▸ WRITTEN INSTRUCTION:
Could the lines from the start of the data through the line with "xs = list(range(len(categories)))" be set down exactly, with no pictures among them?

▸ PROVIDED MATERIAL:
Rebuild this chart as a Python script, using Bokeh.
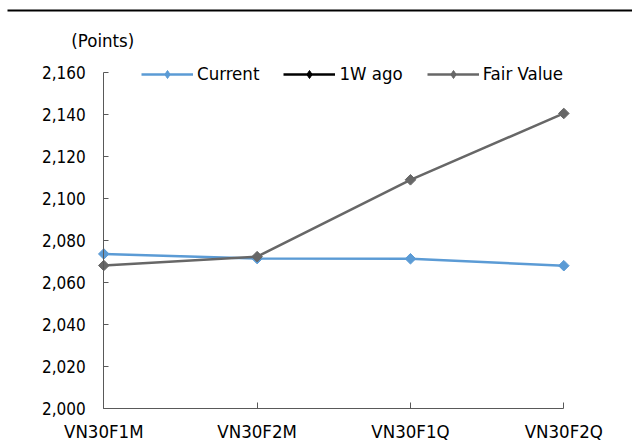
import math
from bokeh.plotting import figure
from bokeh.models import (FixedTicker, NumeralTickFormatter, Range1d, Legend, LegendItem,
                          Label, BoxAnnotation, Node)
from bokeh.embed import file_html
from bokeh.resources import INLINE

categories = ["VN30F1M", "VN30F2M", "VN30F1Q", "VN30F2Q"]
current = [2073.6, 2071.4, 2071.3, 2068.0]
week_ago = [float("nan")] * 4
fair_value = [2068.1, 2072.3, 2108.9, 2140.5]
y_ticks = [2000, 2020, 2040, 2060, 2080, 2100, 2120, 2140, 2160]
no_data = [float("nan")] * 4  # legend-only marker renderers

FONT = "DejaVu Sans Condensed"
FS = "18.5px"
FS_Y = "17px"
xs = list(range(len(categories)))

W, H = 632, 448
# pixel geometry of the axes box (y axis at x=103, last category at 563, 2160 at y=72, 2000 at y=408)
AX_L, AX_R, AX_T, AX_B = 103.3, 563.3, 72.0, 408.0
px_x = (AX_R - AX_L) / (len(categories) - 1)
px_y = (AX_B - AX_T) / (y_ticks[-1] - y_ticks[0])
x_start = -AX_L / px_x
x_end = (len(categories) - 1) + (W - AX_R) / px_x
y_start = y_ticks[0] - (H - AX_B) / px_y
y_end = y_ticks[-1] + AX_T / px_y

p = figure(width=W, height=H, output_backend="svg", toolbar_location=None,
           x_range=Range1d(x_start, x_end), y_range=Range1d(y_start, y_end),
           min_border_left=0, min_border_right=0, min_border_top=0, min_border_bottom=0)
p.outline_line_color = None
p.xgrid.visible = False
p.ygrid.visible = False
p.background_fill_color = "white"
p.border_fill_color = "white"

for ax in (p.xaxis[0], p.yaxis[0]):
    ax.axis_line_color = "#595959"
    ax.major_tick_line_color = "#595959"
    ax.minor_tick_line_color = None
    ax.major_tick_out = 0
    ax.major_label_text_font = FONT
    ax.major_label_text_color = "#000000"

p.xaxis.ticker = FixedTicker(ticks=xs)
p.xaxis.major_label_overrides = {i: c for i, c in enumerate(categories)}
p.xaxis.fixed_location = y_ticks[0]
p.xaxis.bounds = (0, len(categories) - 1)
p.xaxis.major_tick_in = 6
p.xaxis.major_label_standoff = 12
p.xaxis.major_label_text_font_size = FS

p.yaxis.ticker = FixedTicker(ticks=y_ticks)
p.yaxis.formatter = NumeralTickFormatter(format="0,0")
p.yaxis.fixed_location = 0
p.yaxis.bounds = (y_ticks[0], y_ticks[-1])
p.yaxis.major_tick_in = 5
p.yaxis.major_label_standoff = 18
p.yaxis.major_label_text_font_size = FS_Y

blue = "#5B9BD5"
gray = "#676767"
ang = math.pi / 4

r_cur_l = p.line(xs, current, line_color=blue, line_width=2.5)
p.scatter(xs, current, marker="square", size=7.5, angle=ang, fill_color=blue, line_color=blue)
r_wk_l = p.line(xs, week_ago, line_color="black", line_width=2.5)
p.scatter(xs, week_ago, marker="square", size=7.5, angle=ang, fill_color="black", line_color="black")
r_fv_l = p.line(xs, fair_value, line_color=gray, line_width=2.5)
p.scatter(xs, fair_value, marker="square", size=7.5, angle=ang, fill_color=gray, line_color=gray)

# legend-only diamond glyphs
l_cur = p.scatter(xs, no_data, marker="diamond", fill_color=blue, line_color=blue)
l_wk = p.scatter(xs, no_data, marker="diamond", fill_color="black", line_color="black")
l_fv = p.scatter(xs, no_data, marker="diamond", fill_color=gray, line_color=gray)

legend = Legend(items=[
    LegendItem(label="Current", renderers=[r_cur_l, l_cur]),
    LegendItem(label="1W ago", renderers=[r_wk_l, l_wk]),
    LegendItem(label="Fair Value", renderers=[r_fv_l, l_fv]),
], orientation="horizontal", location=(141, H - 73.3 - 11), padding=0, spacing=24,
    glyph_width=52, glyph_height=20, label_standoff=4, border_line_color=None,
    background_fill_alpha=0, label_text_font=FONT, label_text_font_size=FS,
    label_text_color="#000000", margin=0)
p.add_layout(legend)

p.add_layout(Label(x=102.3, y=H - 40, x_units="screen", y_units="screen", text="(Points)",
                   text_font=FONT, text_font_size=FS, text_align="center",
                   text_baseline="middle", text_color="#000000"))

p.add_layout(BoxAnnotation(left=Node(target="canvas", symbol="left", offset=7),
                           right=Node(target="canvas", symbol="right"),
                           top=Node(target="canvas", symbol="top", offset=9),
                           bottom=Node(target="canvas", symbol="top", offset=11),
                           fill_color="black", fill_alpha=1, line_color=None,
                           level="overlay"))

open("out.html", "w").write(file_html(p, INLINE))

▸ ANSWER TO THIS PROBLEM:
Rebuild this chart as a Python script, using Bokeh.
import math
from bokeh.plotting import figure
from bokeh.models import (FixedTicker, NumeralTickFormatter, Range1d, Legend, LegendItem,
                          Label, BoxAnnotation, Node)
from bokeh.embed import file_html
from bokeh.resources import INLINE

categories = ["VN30F1M", "VN30F2M", "VN30F1Q", "VN30F2Q"]
current = [2073.6, 2071.4, 2071.3, 2068.0]
week_ago = [float("nan")] * 4
fair_value = [2068.1, 2072.3, 2108.9, 2140.5]
y_ticks = [2000, 2020, 2040, 2060, 2080, 2100, 2120, 2140, 2160]
no_data = [float("nan")] * 4  # legend-only marker renderers

FONT = "DejaVu Sans Condensed"
FS = "18.5px"
FS_Y = "17px"
xs = list(range(len(categories)))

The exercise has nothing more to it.